Many understood the remand as a signal that Mahmoud might extend beyond LGBTQ curriculum to other government actions that substantially burden religious exercise—including compulsory vaccination.

Instead, the Second Circuit reached essentially the same result by reading Mahmoud far more narrowly.

Rather than asking whether New York’s repeal substantially burdened the Amish plaintiffs’ sincere religious exercise, the court first asked whether the burden was “of the same character” as the burden recognized in Mahmoud. That seemingly small shift became the entire case.

The Supreme Court had already supplied the relevant definition. A burden is “of the same character,” it explained, when government substantially interferes with a child’s religious development and poses a “very real threat of undermining the religious beliefs and practices the parents wish to instill.”

The Second Circuit adopted a different definition. Instead of relying on the Supreme Court’s explanation, it derived the rule from the facts of Mahmoud itself and from Mirabelli v. Bonta, another parental-rights case involving school gender-identity policies. The result was a much narrower constitutional rule. Under the Second Circuit’s approach, the protected burden becomes school-based ideological conflict—particularly disputes involving LGBTQ curriculum or gender-identity policies—rather than substantial interference with religious upbringing generally.

That reading is difficult to reconcile with either Mahmoud or Yoder.

Yoder was never about curriculum. It involved compulsory school attendance beyond the eighth grade because Amish parents believed continued attendance would undermine their children’s religious upbringing. The constitutional injury arose from the government’s interference with religious formation—not from any particular ideological lesson being taught. The same principle could apply in many contexts unrelated to LGBTQ curriculum. A school policy requiring Saturday attendance, for example, could substantially burden Orthodox Jewish families without attempting to persuade children of any competing ideology.

Having defined the protected burden as school-based ideological conflict, the Second Circuit then concluded that compulsory vaccination is not ideological at all but merely a “public health measure.” Because vaccination does not involve classroom instruction or ideological messaging, the court held that it falls outside the type of burden recognized in Mahmoud.
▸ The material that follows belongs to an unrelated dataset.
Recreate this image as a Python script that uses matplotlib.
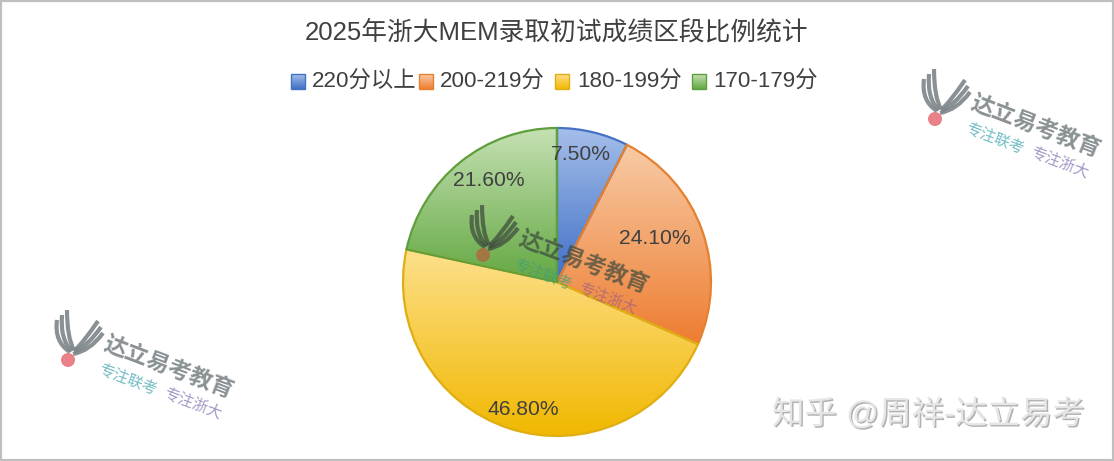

That characterization effectively decides the case before the constitutional analysis ever begins.

For many religious believers, compulsory vaccination is not merely a public-health policy. It raises profound questions of conscience, parental authority, bodily integrity and religious obligation. The mere existence of religious exemptions for decades reflects an acknowledgment by legislatures themselves that compulsory vaccination may conflict with sincere religious convictions. The constitutional question has never been whether those convictions exist; it has been whether the Constitution requires states to accommodate them. By declaring vaccination to be merely a public-health measure, the Second Circuit sidesteps that constitutional question altogether.

The Supreme Court did not send Miller back because it mistook the case for an LGBTQ curriculum dispute. The Justices knew they were dealing with compulsory vaccination. Their remand suggested that the constitutional principle announced in Mahmoud might extend beyond its particular facts.

The Second Circuit chose the opposite path. Rather than treating Mahmoud as a broader protection for religious exercise, it transformed the decision into a much narrower rule largely confined to school-based ideological disputes.

The Amish plaintiffs will almost certainly return to the Supreme Court. If the Justices grant review, the central question will not simply be whether states must recognize religious exemptions to vaccination. It will be whether Mahmoud announced a broader constitutional framework protecting parents whenever government substantially interferes with their children’s religious upbringing—or whether the Second Circuit was right to reduce it to little more than an LGBTQ curriculum decision.